**DATASET ENTRIES:**
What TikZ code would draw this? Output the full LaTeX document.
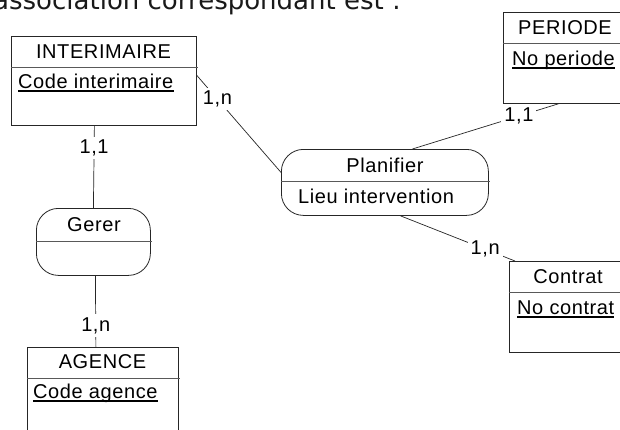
\documentclass[tikz,border=0pt]{standalone}
\usepackage{fontspec}
\newfontfamily\erfont[LetterSpace=3]{Liberation Sans}
\newfontfamily\headfont{DejaVu Sans}
\begin{document}
\begin{tikzpicture}[x=1pt,y=-1pt,
  ent/.style={draw=black!85, line width=0.8pt, rectangle, inner sep=0pt, anchor=north west},
  assoc/.style={draw=black!85, line width=0.8pt, rectangle, rounded corners=22pt, inner sep=0pt, anchor=north west},
  ttl/.style={font=\erfont\fontsize{20}{24}\selectfont, anchor=base, inner sep=0pt, text=black},
  attr/.style={font=\erfont\fontsize{20}{24}\selectfont, anchor=base west, inner sep=0pt, text=black},
  card/.style={font=\erfont\fontsize{20}{24}\selectfont, fill=white, inner sep=3pt, text=black},
  link/.style={draw=black!85, line width=0.7pt},
  sepline/.style={draw=black!65, line width=0.8pt},
  uline/.style={draw=black, line width=1.5pt}
]
\useasboundingbox (0,0) rectangle (620,429);
\clip (0,0) rectangle (620,429);
\fill[white] (0,0) rectangle (620,429);

% heading text
\node[anchor=base west, inner sep=0pt, font=\headfont\fontsize{26}{30}\selectfont, text=black!90] (head) at (-7,9.5) {association correspondant est :};

% entities
\node[ent, minimum width=185pt, minimum height=89pt] (interim) at (11,36) {};
\draw[sepline] (interim.west |- 0,67) -- ++(187,0);
\node[ttl] (interimT) at (103.5,58) {INTERIMAIRE};
\node[attr] (interimA) at (18,88) {Code interimaire};
\draw[uline] ([yshift=-3pt]interimA.base west) -- ([yshift=-3pt]interimA.base east);

\node[ent, minimum width=124pt, minimum height=91pt] (periode) at (503,12) {};
\draw[sepline] (periode.west |- 0,43) -- ++(126,0);
\node[ttl] (periodeT) at (565,34) {PERIODE};
\node[attr] (periodeA) at (512,65) {No periode};
\draw[uline] ([yshift=-3pt]periodeA.base west) -- ([yshift=-3pt]periodeA.base east);

\node[ent, minimum width=124pt, minimum height=91pt] (contrat) at (509,261) {};
\draw[sepline] (contrat.west |- 0,292) -- ++(126,0);
\node[ttl] (contratT) at (568,283) {Contrat};
\node[attr] (contratA) at (517,314) {No contrat};
\draw[uline] ([yshift=-3pt]contratA.base west) -- ([yshift=-3pt]contratA.base east);

\node[ent, minimum width=151pt, minimum height=100pt] (agence) at (27,347) {};
\draw[sepline] (agence.west |- 0,378) -- ++(153,0);
\node[ttl] (agenceT) at (102.5,368) {AGENCE};
\node[attr] (agenceA) at (33,398) {Code agence};
\draw[uline] ([yshift=-3pt]agenceA.base west) -- ([yshift=-3pt]agenceA.base east);

% associations
\node[assoc, minimum width=114pt, minimum height=67pt] (gerer) at (36,208) {};
\draw[sepline] (gerer.west |- 0,241) -- ++(116,0);
\node[ttl] (gererT) at (94,231) {Gerer};

\node[assoc, minimum width=207pt, minimum height=66pt] (plan) at (281,149) {};
\draw[sepline] (plan.west |- 0,181) -- ++(209,0);
\node[ttl] (planT) at (385,172) {Planifier};
\node[attr] (planA) at (298,203) {Lieu intervention};

% connectors
\draw[link] ([yshift=5.5pt]interim.east) -- node[card, pos=0.245] (c1) {1,n} ([yshift=10pt]plan.west);
\draw[link] ([xshift=-7pt]periode.south) -- node[card, pos=0.27] (c2) {1,1} ([xshift=27.5pt]plan.north);
\draw[link] ([xshift=15.5pt]plan.south) -- node[card, pos=0.74] (c3) {1,n} ([xshift=6pt]contrat.north west);
\draw[link] ([xshift=-9.5pt]interim.south) -- node[card, pos=0.27] (c4) {1,1} ([xshift=0pt]gerer.north);
\draw[link] ([xshift=2pt]gerer.south) -- node[card, pos=0.7] (c5) {1,n} ([xshift=-7pt]agence.north);
\end{tikzpicture}
\end{document}
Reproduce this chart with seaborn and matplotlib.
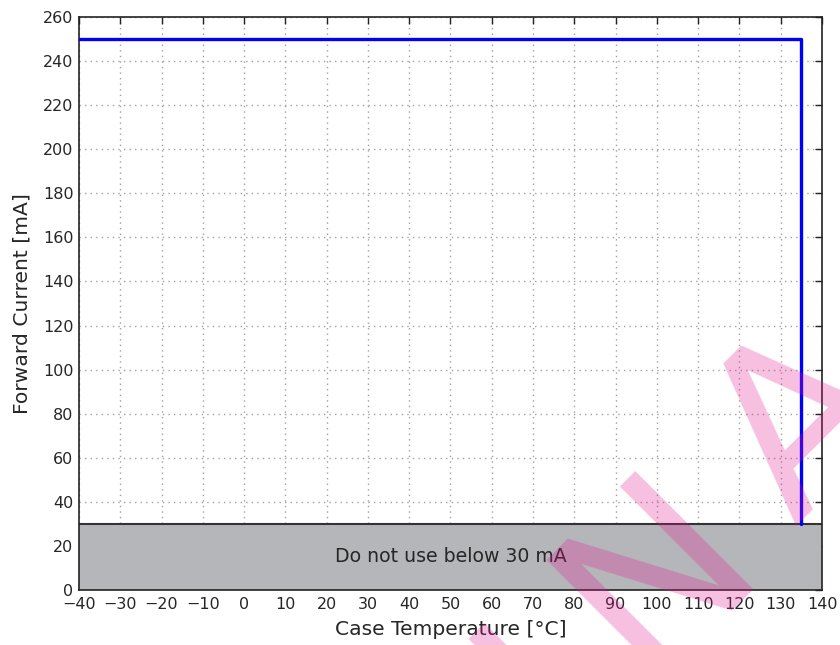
import numpy as np
import pandas as pd
import matplotlib
matplotlib.use("Agg")
import matplotlib.pyplot as plt
from matplotlib.font_manager import findfont, FontProperties
from matplotlib.ft2font import FT2Font
import seaborn as sns

# derating curve: forward current vs case temperature
temperature = [-40, 135, 135]
current = [250, 250, 30]
min_current = 30
note_text = "Do not use below 30 mA"
x_ticks = list(range(-40, 141, 10))
y_ticks = list(range(0, 261, 20))

df = pd.DataFrame({"temp": temperature, "current": current})

sns.set_style("white")
plt.rcParams["font.family"] = ["DejaVu Sans"]
plt.rcParams["xtick.direction"] = "in"
plt.rcParams["ytick.direction"] = "in"

W, H, DPI = 840, 645, 100
fig = plt.figure(figsize=(W / DPI, H / DPI), dpi=DPI)
ax = fig.add_axes([0.094, 0.0853, 0.8846, 0.8883])

# forbidden zone
ax.axhspan(0, min_current, color="#b5b6ba", zorder=1)
ax.axhline(min_current, color="#333333", lw=1.5, zorder=2)
ax.text(50, min_current / 2, note_text, ha="center", va="center",
        fontsize=13.6, color="#262626", zorder=3)

sns.lineplot(data=df, x="temp", y="current", sort=False, estimator=None,
             color="#0000ff", lw=2.4, ax=ax, zorder=4)

ax.set_xlim(-40, 140)
ax.set_ylim(0, 260)
ax.set_xticks(x_ticks)
ax.set_yticks(y_ticks)
ax.tick_params(labelsize=11.5, length=5, width=1, color="#222222",
               top=True, right=True, labelcolor="#262626", pad=4)
ax.tick_params(axis="x", pad=5)
ax.grid(True, linestyle=(0, (1, 3)), color="#a0a0a0", lw=1, zorder=0)
ax.set_axisbelow(True)
for sp in ax.spines.values():
    sp.set_color("#222222")
    sp.set_linewidth(1.2)
    sp.set_linestyle((0, (6, 1)))

ax.set_xlabel("Case Temperature [°C]", fontsize=14.6, color="#262626", labelpad=6)
ax.set_ylabel("Forward Current [mA]", fontsize=14.6, color="#262626", labelpad=8)

# watermark "PRELIMINARY", letter-spaced, rotated 45 deg
wm_text = "PRELIMINARY"
wm_size = 164
tracking = 44  # px
ft = FT2Font(findfont(FontProperties(family="DejaVu Sans")))
ft.set_size(wm_size, DPI)
adv = [ft.load_char(ord(c)).linearHoriAdvance / 65536 for c in wm_text]
ang = np.deg2rad(45)
ox, oy = 643, H - 678  # baseline origin of the "N"
k0 = wm_text.index("N")
for k, ch in enumerate(wm_text):
    if k >= k0:
        s = sum(a + tracking for a in adv[k0:k])
    else:
        s = -sum(a + tracking for a in adv[k:k0])
    fig.text((ox + s * np.cos(ang)) / W, (oy + s * np.sin(ang)) / H, ch,
             rotation=45, rotation_mode="anchor", ha="left", va="baseline",
             fontsize=wm_size, color="#e21790", alpha=0.28, zorder=10)

fig.savefig("out.png", dpi=DPI)
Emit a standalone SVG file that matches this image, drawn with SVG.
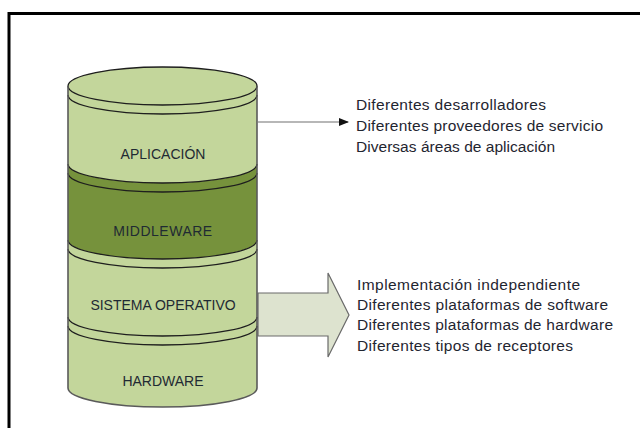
<svg xmlns="http://www.w3.org/2000/svg" width="640" height="428" viewBox="0 0 640 428">
<defs>
<style>
.light{fill:#c3d69b;stroke:none}
.dark{fill:#76923c;stroke:none}
.arc{fill:none;stroke:#1e1e1e;stroke-width:1.3}
.side{fill:none;stroke:#5a5a5a;stroke-width:1.6}
.lbl{font-family:"Liberation Sans",Arial,sans-serif;font-size:14px;fill:#1f2a33;text-anchor:middle}
.note{font-family:"Liberation Sans",Arial,sans-serif;font-size:15.5px;fill:#1f2530}
</style>
<marker id="ah" markerWidth="10" markerHeight="8" refX="9" refY="4" orient="auto" markerUnits="userSpaceOnUse">
<path d="M0,0 L10,4 L0,8 Z" fill="#111"/>
</marker>
</defs>
<rect width="640" height="428" fill="#ffffff"/>
<rect x="9" y="13.5" width="700" height="500" fill="none" stroke="#000" stroke-width="3"/>

<g id="connectors">
<path d="M258,122 L348,122" fill="none" stroke="#707070" stroke-width="1.2" marker-end="url(#ah)"/>
<path d="M258,293 L328,293 L328,273 L349,315 L328,357 L328,336 L258,336 Z" fill="#dde3cf" stroke="#6a6a6a" stroke-width="1.2"/>
</g>

<g id="hardware">
<path class="light" d="M68,317 A94.5,19 0 0 0 257,317 L257,388 A94.5,19 0 0 1 68,388 Z"/>
<path class="arc" d="M68,326 A94.5,19 0 0 0 257,326"/>
<text class="lbl" x="163" y="386">HARDWARE</text>
</g>

<g id="sistema-operativo">
<path class="light" d="M68,240 A94.5,19 0 0 0 257,240 L257,317 A94.5,19 0 0 1 68,317 Z"/>
<path class="arc" d="M68,317 A94.5,19 0 0 0 257,317"/>
<path class="arc" d="M68,249 A94.5,19 0 0 0 257,249"/>
<text class="lbl" x="163" y="310">SISTEMA OPERATIVO</text>
</g>

<g id="middleware">
<path class="dark" d="M68,164 A94.5,19 0 0 0 257,164 L257,240 A94.5,19 0 0 1 68,240 Z"/>
<path class="arc" d="M68,240 A94.5,19 0 0 0 257,240"/>
<path class="arc" d="M68,173 A94.5,19 0 0 0 257,173"/>
<text class="lbl" x="163" y="236" letter-spacing="0.5">MIDDLEWARE</text>
</g>

<g id="aplicacion">
<path class="light" d="M68,86 A94.5,19 0 0 1 257,86 L257,164 A94.5,19 0 0 1 68,164 Z"/>
<path class="arc" d="M68,164 A94.5,19 0 0 0 257,164"/>
<path class="arc" d="M68,86 A94.5,19 0 0 1 257,86"/>
<path class="arc" d="M68,86 A94.5,19 0 0 0 257,86"/>
<path class="arc" d="M68,95 A94.5,19 0 0 0 257,95"/>
<text class="lbl" x="163" y="159">APLICACIÓN</text>
</g>

<g id="cylinder-outline">
<path class="side" d="M68,86 L68,388 A94.5,19 0 0 0 257,388 L257,86"/>
</g>

<g id="notas-aplicacion">
<text class="note" x="356" y="110" textLength="190" lengthAdjust="spacing">Diferentes desarrolladores</text>
<text class="note" x="356" y="131" textLength="247" lengthAdjust="spacing">Diferentes proveedores de servicio</text>
<text class="note" x="356" y="152" textLength="199" lengthAdjust="spacing">Diversas áreas de aplicación</text>
</g>

<g id="notas-sistema">
<text class="note" x="357" y="290" textLength="223" lengthAdjust="spacing">Implementación independiente</text>
<text class="note" x="357" y="310" textLength="251" lengthAdjust="spacing">Diferentes plataformas de software</text>
<text class="note" x="357" y="330" textLength="256" lengthAdjust="spacing">Diferentes plataformas de hardware</text>
<text class="note" x="357" y="351" textLength="216" lengthAdjust="spacing">Diferentes tipos de receptores</text>
</g>
</svg>
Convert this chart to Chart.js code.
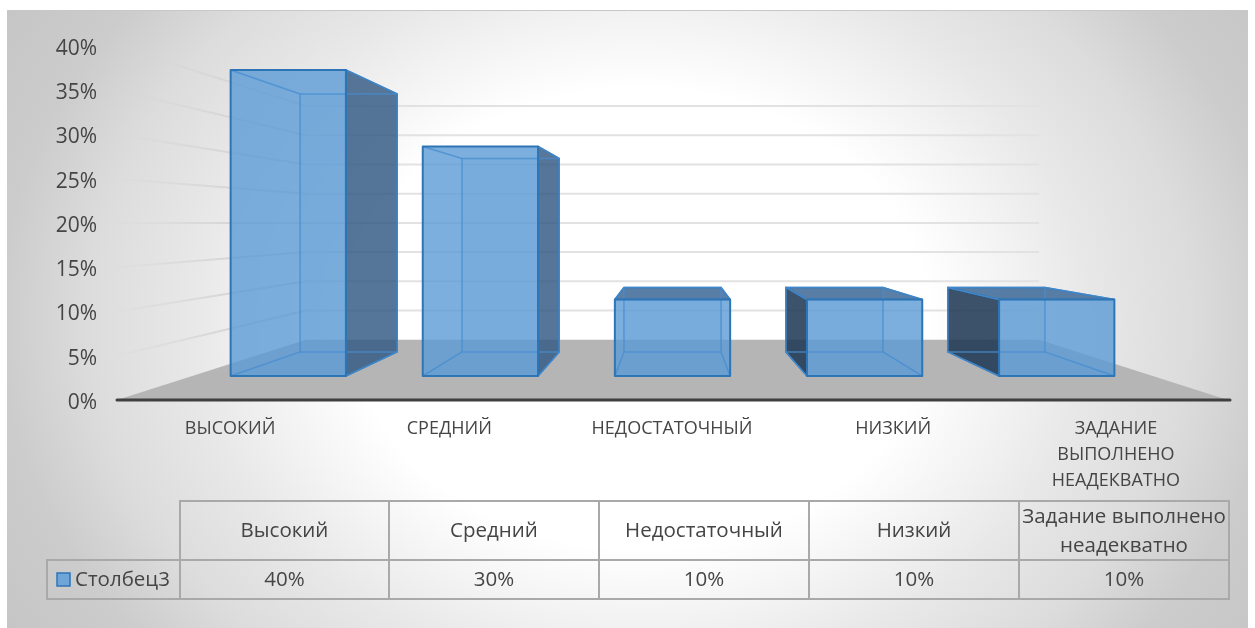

**PROBLEM DETAILS:** In the material above, find each line that contains the word "chart", and select it.

**RESULT OF THIS TASK:**
Reproduce this chart with seaborn and matplotlib.
Convert this chart to Chart.js code.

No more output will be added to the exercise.